Meanwhile, a thought about the Macbook Neo:

The Neo uses an A18 Pro SOC, the 2024 iPhone Pro cpu—the iPhone 17 Pro runs on the A19 Pro. (The Neo soaks up their stockpile of high-end phone rejects.)

Apple's about to ramp up for the 2026 iPhones, which will release in September on the A20Pro.

Phones outsell laptops by a huge margin so I think the current Neo will be quietly replaced by an A19 Pro model in September, to use up the reject stockpile once as iPhone 17 sales tapers off.

/1

Implication: if you want a Macbook Neo this year, maybe wait until September—unless you expect the coming supply chain shock to hit Apple, too. Which is not impossible if TSMC can't meet their chip delivery dates.

If that happens, prices will shoot up and scarcity economics will take over, so buy now and be prepared to run it for the next decade.

/2

@cstross Taiwan is dependent on natural gas for electrical generation. Reports vary about their stockpile, but I haven't seen anything that suggests they might have more than 20 days. And like the rest of East Asia they're supplied from the Persian Gulf.

All by itself, that hit on Qatar's LNG facilities makes me think Apple will not escape the supply shock.

The other part of this is that no one who isn't Apple wants to see "it's a phone" laptops. Other parties may encourage the Neo to fail.

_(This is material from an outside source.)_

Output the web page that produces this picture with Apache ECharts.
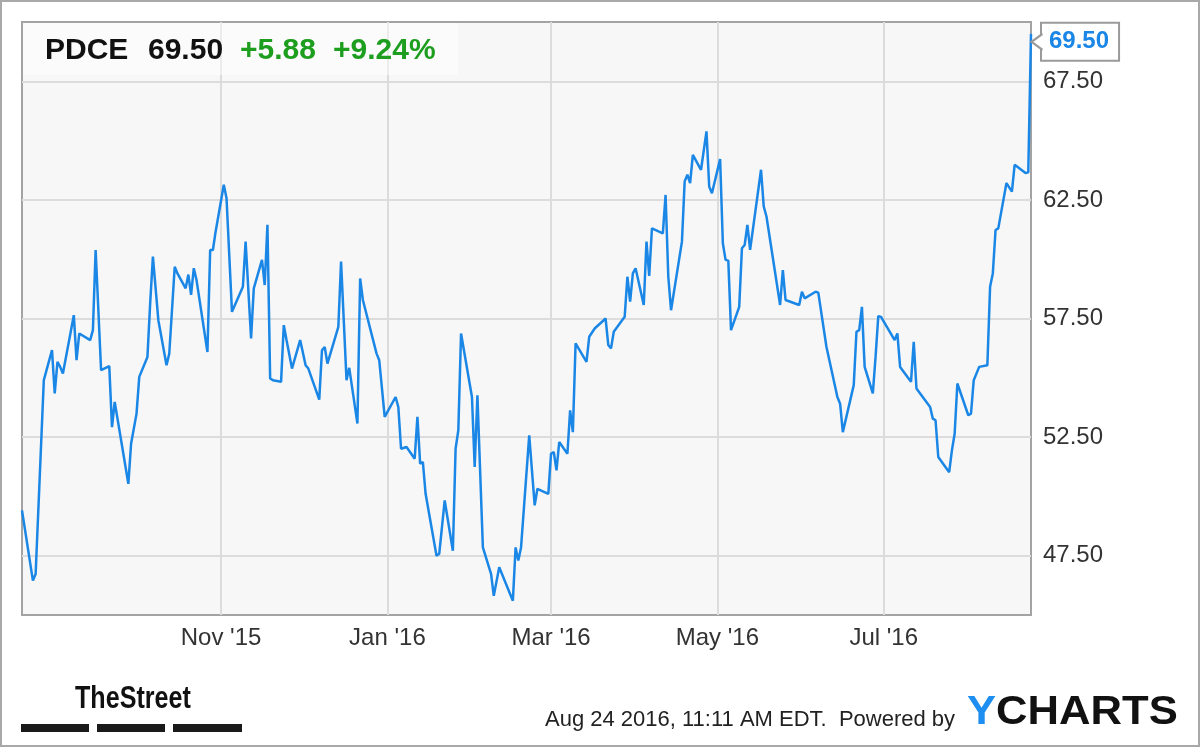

@graydon @cstross oh, Apple is super fucked, make zero mistake there. They do not make any of their own parts no matter how much they claim otherwise. For example, that soldered on memory isn't DRAM, it's HBM bonded to the die. They don't make HBM or have solid contracts, and are fighting the grift for those parts and backend. Storage, same story. They're screwed.

Neo itself, that's a separate discussion. (Hi. I am very much the expert there.) It's not a good idea for many reasons.

@graydon @cstross viewing the Neo as anything OTHER than an attempt to compete in the extreme down-market x86 space is wrong. That's where Apple priced it. They want to fight the $599-799 x86 laptops. Literally the Walmart and BestBuy space. NOT the Chromebook/Arm space.
And the foundation for this idiocy is line-go-up. There is no growth space left. So they have to try and take market share. And customers in the $599-799 space can't *afford* to migrate their entire life to Apple's ecosystem.
@rootwyrm @graydon You missed an angle: Apple has a stockpile of not-good-enough-for-flagship-phones SOCs that are nevertheless adequate for low-end-laptop territory they previously ignored. Slap a cheap LCD screen, keyboard, and battery on it and it's a Neo. The chipset is *free*—otherwise they go in the trash.
@cstross @graydon no, I didn't, because these aren't "not good enough" SoCs. These are just phone parts not going into phones that aren't selling because the upgrade isn't compelling. Using cheap parts with it ALSO damages Apple's vaunted 'high end' image, even more than the budget price. So their margins out of the gate are razor thin or non-existent. And all they're doing is cannibalizing the market for high margin base model Macbooks.
@cstross @graydon case in point, *you*. Would you pay $1099 for a Macbook Air 13" when a Neo costs half that and covers your needs? Of course you'd buy the Neo. Would you buy a Mac Mini where you'll also need to buy a monitor, keyboard, and mouse at $599+, or the 'good enough' Neo? The salesdroid is going to push those customers to the Neo too. And that 'high end' LCD and keyboard erases margins in an instant. Macbooks and Minis are >30% margin; the Neo has to be <10% and likely <5%.

@rootwyrm @graydon In my case: if the Air was to be my main machine with a monitor hookup on my desk, I'd buy it. If I already had a desktop, and wanted a cheap travel note, I'd buy the Neo.

(I've already got the mouse/keyboard/monitor/external SSDs plugged into my desktop.)

@cstross @graydon exactly; you'd walk on the one they make money on for a travel laptop. Which is exactly what the average existing customer is going to do. "Oh, it's half the price and good enough? OK!" It's cannibalizing their own sales.
And there won't be the new customers they expect, because $599 plus "replace everything you already own and learn a new OS" is an instant loser.
Wouldn't surprise me if the Neo is a loss leader either; Apple tried that with the dead AR/VR thing.